Languages have features/constructs. It's better to look at what those are. And far more importantly: how they interact.
Take something like subtyping for instance. What makes this hard to implement is that it interacts with everything else in your language: polymorphism, GADTs, ...
Or take something like Garbage Collection. It's presence/absence has a large say in everything done in said language. Rust is uniquely not GC'ed, but Go, OCaml and Haskell all are. That by itself creates some interesting behavior. If we hand something to a process and get something back, we don't care if the thing we handed got changed or not if we have a GC. But in Rust, we do. We can avoid allocations and keep references if the process didn't change the thing after all. This permeates all of the language.

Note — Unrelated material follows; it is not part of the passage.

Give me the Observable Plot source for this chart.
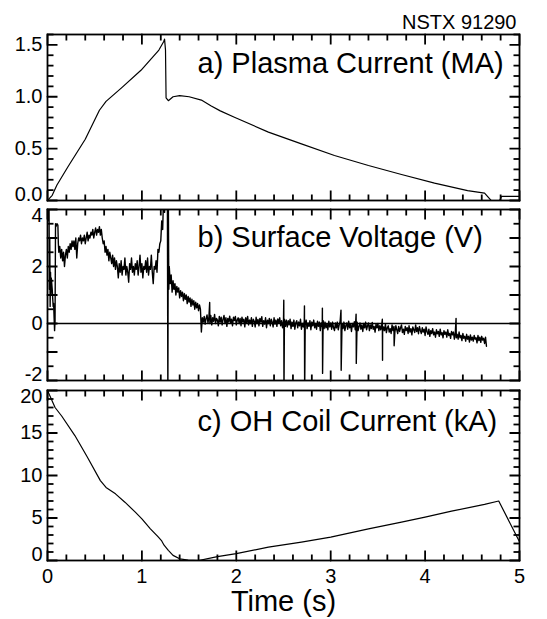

My team still has 8 year old Haskell systems in production. We pivoted away from the language a few years ago, which I discuss here a bit: https://news.ycombinator.com/item?id=37746386
I personally love ML languages and would be happy to keep developing in them, but the ecosystem support can be a bit of a hassle if you aren't willing to invest in writing and maintaining libraries yourself.
OCaml has some high profile use at Jane Street which is a major fintech firm. Haskell is more research oriented. Both are cool, but wouldn't be my choice for most uses.